17. Evrard

488 59 51
                                    

Evrard fit lentement le tour de son cachot. Il ne disposait d'aucun mobilier. Certes, il ne s'attendait pas à pouvoir se reposer dans un lit avec des couvertures, mais il avait quand même espéré un peu de paille pour se constituer une couchette.

Partout où il posait son regard, il ne tombait que sur des murs froids. La minuscule lucarne munie de barreaux laissait à peine entrevoir la lumière du jour et les grilles de sa cellule étaient aussi austères que le reste.

— C'est donc ici que tu vas finir tes jours, soupira-t-il pour lui-même.

Il voulut se gratter la nuque, mais une douleur fulgurante le fit grimacer. Ses plaies au torse et au dos l'assaillaient à chaque mouvement d'épaule. Le soldat n'y était pas allé de main morte.

Le Chevalier ignorait combien de temps il était resté évanoui. Mais à son réveil, il s'était appliqué, tant bien que mal, à panser ses plaies.

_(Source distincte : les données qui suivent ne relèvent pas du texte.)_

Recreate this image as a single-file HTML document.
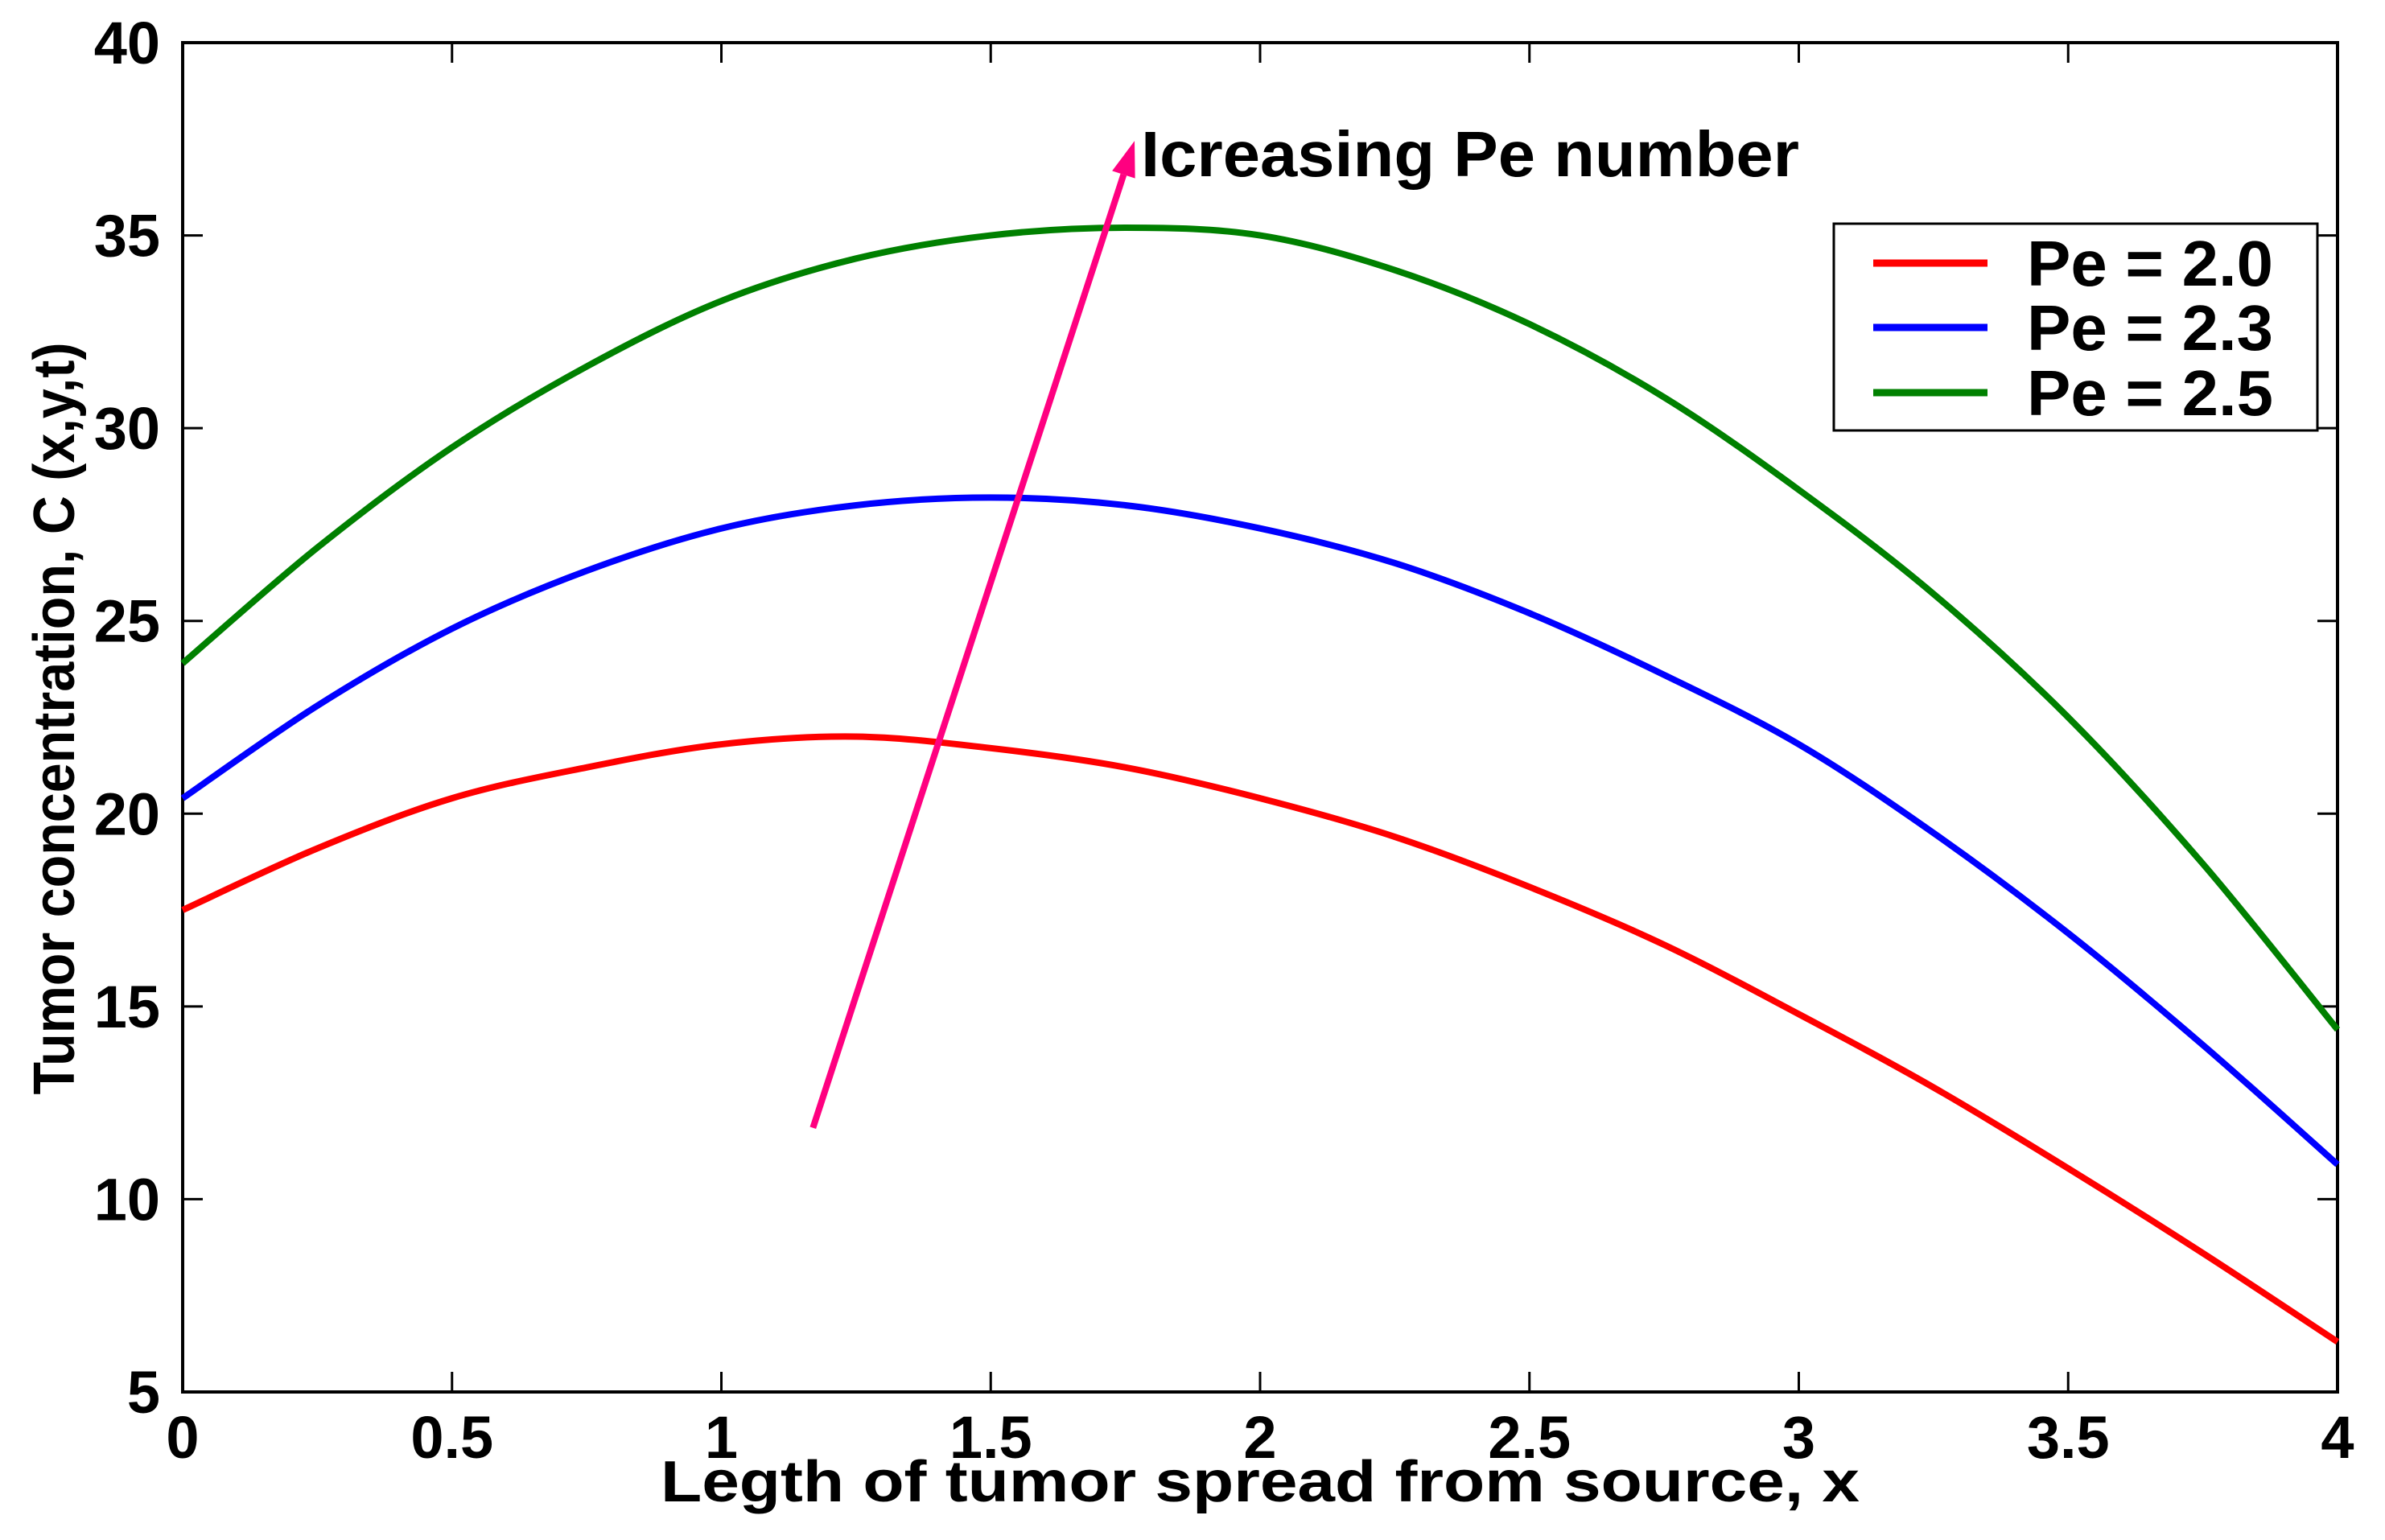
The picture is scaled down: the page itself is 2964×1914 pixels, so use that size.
<!DOCTYPE html>
<html><head><meta charset="utf-8"><style>
html,body{margin:0;padding:0;background:#fff;}
svg{display:block;font-family:"Liberation Sans",Arial,sans-serif;font-weight:bold;}
</style></head><body>
<svg id="chart" width="2964" height="1914" viewBox="0 0 2964 1914" xmlns="http://www.w3.org/2000/svg">
<rect width="2964" height="1914" fill="#fff"/>
<g id="plot"></g>
</svg>
<script>
const xs = [0,0.25,0.5,0.75,1,1.25,1.5,1.75,2,2.25,2.5,2.75,3,3.25,3.5,3.75,4];
const pe20 = [17.5,19.1,20.4,21.2,21.8,22.0,21.7,21.2,20.4,19.4,18.1,16.6,14.8,12.9,10.8,8.6,6.3];
const pe23 = [20.4,22.8,24.8,26.3,27.4,28.0,28.2,28.0,27.4,26.5,25.2,23.6,21.8,19.5,16.9,14.0,10.9];
const pe25 = [23.9,26.9,29.5,31.6,33.3,34.4,35.0,35.2,35.0,34.1,32.7,30.8,28.4,25.7,22.5,18.7,14.4];
const seriesNames = ["Pe = 2.0","Pe = 2.3","Pe = 2.5"];
const xTicks = [0,0.5,1,1.5,2,2.5,3,3.5,4];
const xTickLabels = ["0","0.5","1","1.5","2","2.5","3","3.5","4"];
const yTicks = [5,10,15,20,25,30,35,40];
const yTickLabels = ["5","10","15","20","25","30","35","40"];
const arrowStart = [1.17,11.85];
const arrowEnd = [1.767,37.45];

const L=227,R=2905,T=53,B=1730;
const X0=0,X1=4,Y0=5,Y1=40;
const sx=v=>L+(v-X0)/(X1-X0)*(R-L);
const sy=v=>B-(v-Y0)/(Y1-Y0)*(B-T);
const NS="http://www.w3.org/2000/svg";
const g=document.getElementById('plot');
function mk(tag,attrs,parent){const e=document.createElementNS(NS,tag);for(const k in attrs)e.setAttribute(k,attrs[k]);(parent||g).appendChild(e);return e;}

const box=mk('rect',{x:L,y:T,width:R-L,height:B-T,fill:'none',stroke:'#000','stroke-width':4});



xTicks.forEach((v,i)=>{
  const x=sx(v);
  const t1=mk('line',{x1:x,y1:B,x2:x,y2:B-25,stroke:'#000','stroke-width':3});
  
  
  const t2=mk('line',{x1:x,y1:T,x2:x,y2:T+25,stroke:'#000','stroke-width':3});
  
  
  const tx=mk('text',{x:x,y:B+82,'font-size':74,'text-anchor':'middle',fill:'#000'});
  tx.textContent=xTickLabels[i];
  
  
});
yTicks.forEach((v,i)=>{
  const y=sy(v);
  const t1=mk('line',{x1:L,y1:y,x2:L+25,y2:y,stroke:'#000','stroke-width':3});
  
  
  const t2=mk('line',{x1:R,y1:y,x2:R-25,y2:y,stroke:'#000','stroke-width':3});
  
  
  const tx=mk('text',{x:L-28,y:y+26,'font-size':74,'text-anchor':'end',fill:'#000'});
  tx.textContent=yTickLabels[i];
  
  
});

const colors=['#ff0000','#0000ff','#008000'];
[pe20,pe23,pe25].forEach((ys,si)=>{
  const p=xs.map((x,i)=>[sx(x),sy(ys[i])]);
  let d='M'+p[0][0]+','+p[0][1];
  for(let i=0;i<p.length-1;i++){
    const p0=p[Math.max(0,i-1)],p1=p[i],p2=p[i+1],p3=p[Math.min(p.length-1,i+2)];
    const c1=[p1[0]+(p2[0]-p0[0])/6,p1[1]+(p2[1]-p0[1])/6];
    const c2=[p2[0]-(p3[0]-p1[0])/6,p2[1]-(p3[1]-p1[1])/6];
    d+=' C'+c1[0]+','+c1[1]+' '+c2[0]+','+c2[1]+' '+p2[0]+','+p2[1];
  }
  const path=mk('path',{d:d,fill:'none',stroke:colors[si],'stroke-width':8,'stroke-linejoin':'round'});
  
  
});

const ax1=sx(arrowStart[0]),ay1=sy(arrowStart[1]),ax2=sx(arrowEnd[0]),ay2=sy(arrowEnd[1]);
const ang=Math.atan2(ay2-ay1,ax2-ax1);
const hl=44,hw=15;
const bx=ax2-hl*Math.cos(ang),by=ay2-hl*Math.sin(ang);
const arrLine=mk('line',{x1:ax1,y1:ay1,x2:bx,y2:by,stroke:'#ff0080','stroke-width':8});


const head=mk('polygon',{points:`${ax2},${ay2} ${bx+hw*Math.sin(ang)},${by-hw*Math.cos(ang)} ${bx-hw*Math.sin(ang)},${by+hw*Math.cos(ang)}`,fill:'#ff0080'});


const ann=mk('text',{x:ax2+8,y:219,'font-size':80,fill:'#000',textLength:818,lengthAdjust:'spacingAndGlyphs'});
ann.textContent='Icreasing Pe number';



const xt=mk('text',{x:(L+R)/2,y:1866,'font-size':72,'text-anchor':'middle',fill:'#000',textLength:1490,lengthAdjust:'spacingAndGlyphs'});
xt.textContent='Legth of tumor spread from source, x';


const yt=mk('text',{x:0,y:0,'font-size':72,'text-anchor':'middle',fill:'#000',transform:'translate(92,893) rotate(-90)',textLength:935,lengthAdjust:'spacingAndGlyphs'});
yt.textContent='Tumor concentration, C (x,y,t)';



const lg=mk('g',{});


const lb=mk('rect',{x:2279,y:278,width:601,height:257,fill:'#fff',stroke:'#000','stroke-width':3},lg);


const rows=[327,407,488];
seriesNames.forEach((n,i)=>{
  const ln=mk('line',{x1:2328,y1:rows[i],x2:2470,y2:rows[i],stroke:colors[i],'stroke-width':9},lg);
  
  
  const tx=mk('text',{x:2519,y:rows[i]+28,'font-size':80,fill:'#000',textLength:306,lengthAdjust:'spacingAndGlyphs'},lg);
  tx.textContent=n;
  
  
});
</script>
</body></html>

« Mourir d'une infection quelques jours avant son exécution ne serait pas très courtois » ironisa-t-il mentalement.

Evrard disposait d'un peu d'eau dans une cruche. Le liquide était trouble, mais c'était toujours mieux que rien. Ses souvenirs des batailles passées lui rappelaient quelles souffrances atroces l'attendaient s'il ne nettoyait pas ses blessures. Il dû se contorsionner en serrant les dents pour s'occuper de celles qui lézardaient son dos. Il doutait de son efficacité, mais difficile d'en faire plus dans un cachot, sans quiconque pour l'aider.

Assis par terre, Evrard contempla tristement le plafond. Que n'aurait-il pas donné pour une chope de bière et un paquet de cartes ! Les gardes lui avaient confisqué son paquetage, ses vivres et son jeu. Sans compagnie et sans alcool, sa seule occupation se réduisait à penser à son exécution future.

Il avait déjà assisté à ce genre de festivités, et plus d'une fois il s'était imaginé à la place des suppliciés. La foule était odieuse avec eux, elle les insultait, leur lançaient des détritus, les frappaient même, parfois. Lui-même n'échapperait pas à ces humiliations.  

Le Chevalier passa une main nerveuse sur sa gorge, sentant déjà le chanvre de la corde s'enrouler autour, lui griffer la peau et l'étouffer jusqu'à ce que la vie quitte son corps. Il espérait que ce sera rapide.

Il se leva prudemment et tordit le cou pour tenter d'apercevoir quelqu'un dans le couloir à travers les barreaux de son cachot. Mais personne ne vint le voir. Le monde entier semblait s'être désintéressé de lui. Même si cela l'attristait, il n'en était pas surpris. Qui viendrait ? Si c'était le tavernier, ce serait pour l'étrangler de ses propres mains. Quant à Athaniel, Jaquelin, Clébert et Fauvel, ils n'allaient certainement pas montrer le moindre signe d'amitié envers un homme accusé de viol, même si les bateliers le croyaient innocent. Même Florie ne viendrait pas.

De dépit, il donna un coup de pied dans les barreaux :

— Mordiable ! jura-t-il à pleins poumons.

Il se prit la tête dans les mains. La douleur le rendait furieux et amer. Il avait été torturé comme un chien galeux, et allait être pendu sur la place publique pour un crime qu'il n'avait pas commis. Cette pensée le révoltait.

— Idiote d'Héloïse ! pesta-t-il. Et idiot de toi ! Voilà où ton égo a fini par te conduire !

Rien de tout cela ne serait arrivé s'il avait éconduit la passionnée et influençable adolescente dès le début. Et il serait encore libre si cette gourde de petite noble était restée tranquillement à sa place. S'il n'avait pas été obligé de la sauver de ces deux brutes, Evrard n'aurait pas été obligé d'écourter son séjour à Amboise et aurait poursuivi sa vie, entre parties de cartes, beuveries et frivolités, avec nulle autre préoccupation que d'éviter les patrouilles et de savoir comment il allait manger le soir.